Perhaps one day society will be remade and artists will be supported by state funding or endowments for the arts, and books, artwork, movies, and music will all be available to everyone at no cost. Certainly writers and artists would be the first ones to rejoice if there were a way to ensure that not only would they be fairly compensated for their work, their work could reach an even broader audience. In the meantime though, we do not yet live in that society. It is cruel to argue that writers should have no control over the products of their own labor. And while there are some writers today who are willing to write for the sake of it (I’m receiving no money for writing this blog, after all), and who will freely disseminate their work, it is unfair to expect writers to do this on a regular basis while maintaining consistent output and professional standards.

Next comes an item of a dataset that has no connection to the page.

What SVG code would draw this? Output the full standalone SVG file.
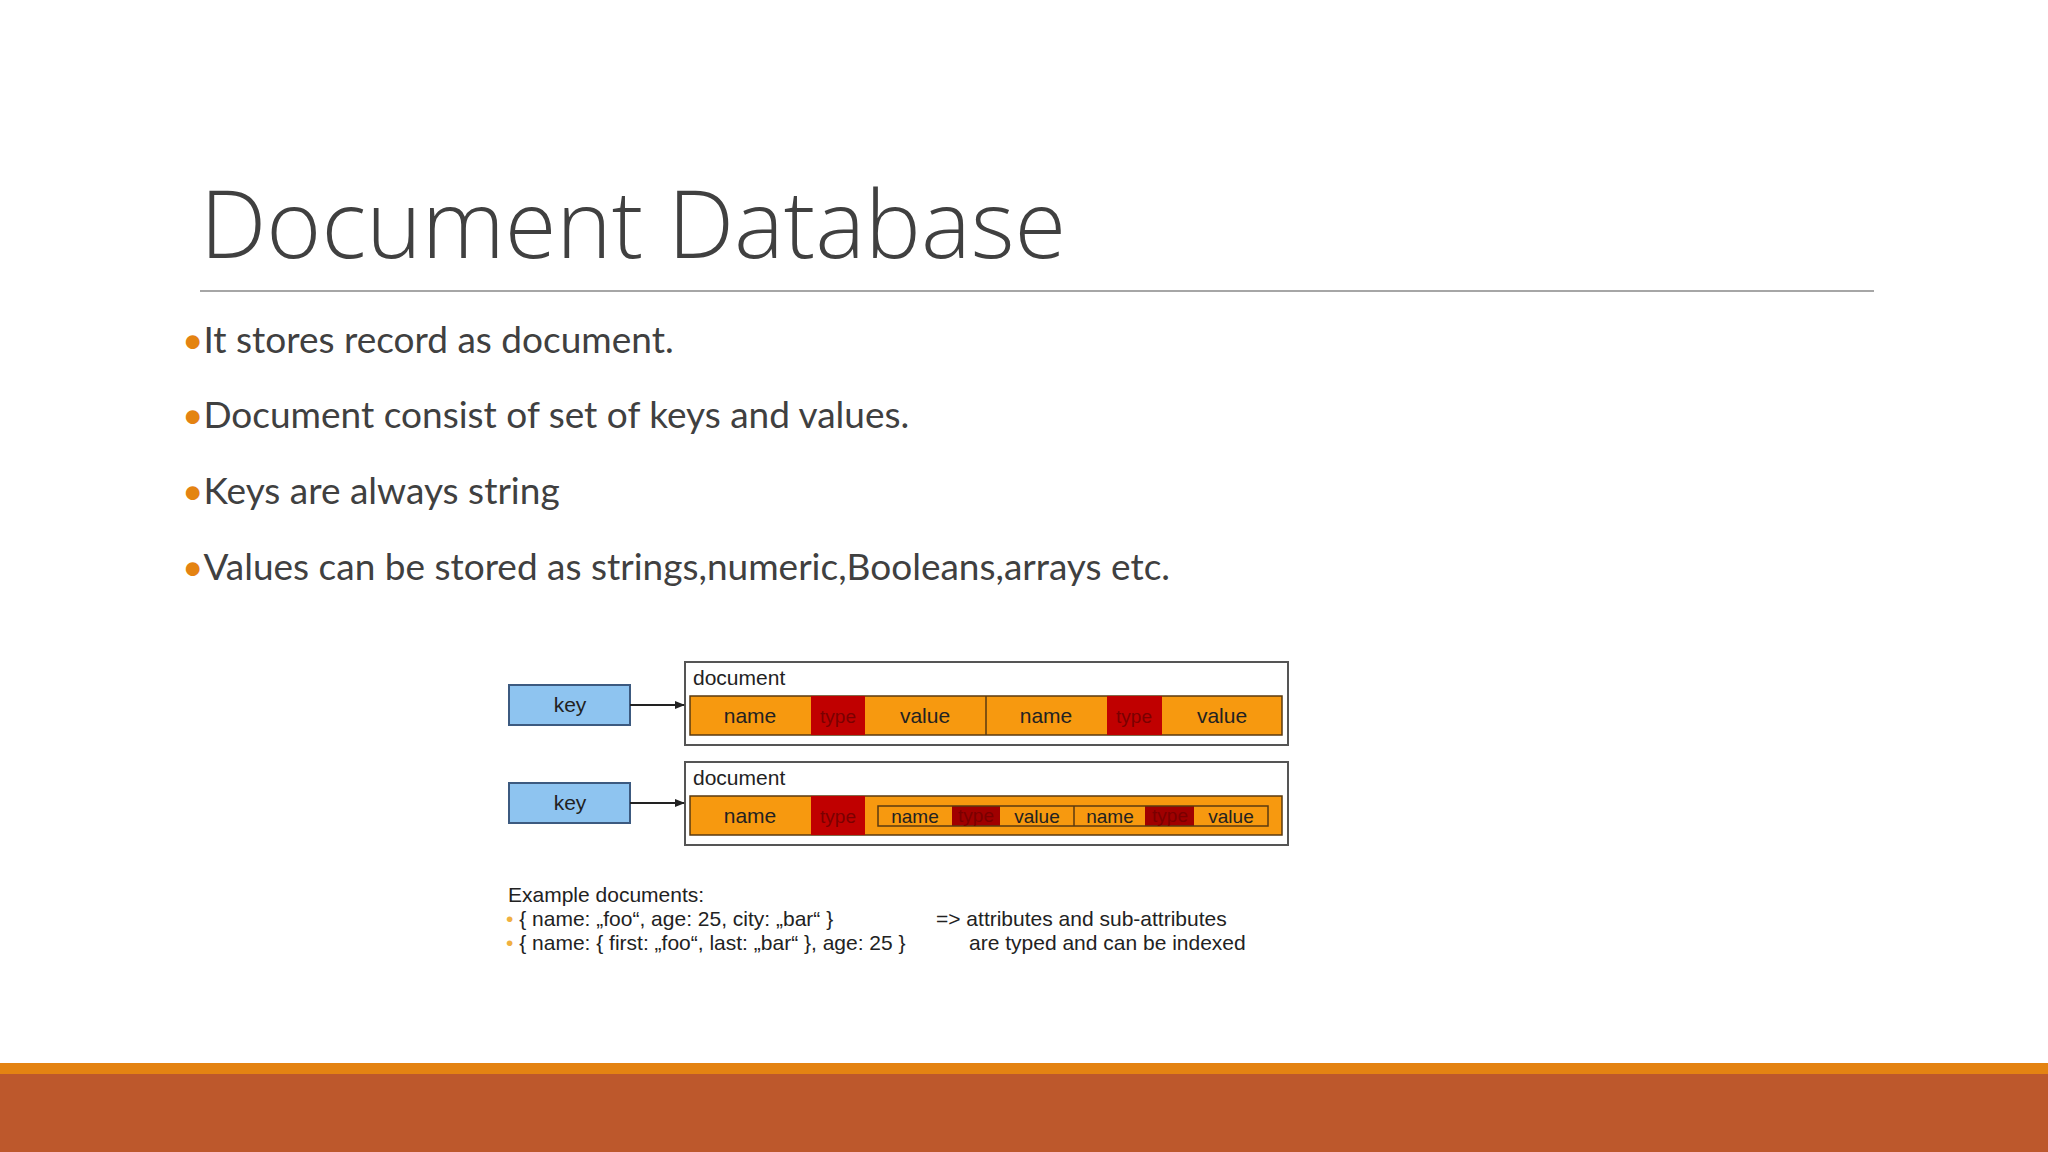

If we think of authors as workers, writing as labor, and books as the fruits of that labor, then taking books away from the writers who created them and giving them nothing in return, is hardly a progressive stance. What’s even more shameful is treating authors as the enemy because they have the audacity to ask that people not pirate. Authors are simply people trying to make a living. Speak out against an unjust system, against publishers, Amazon, big box stores, but authors? All authors want is some small compensation for their labor, and if that makes them the enemy, then so is anyone else who refuses to work for free.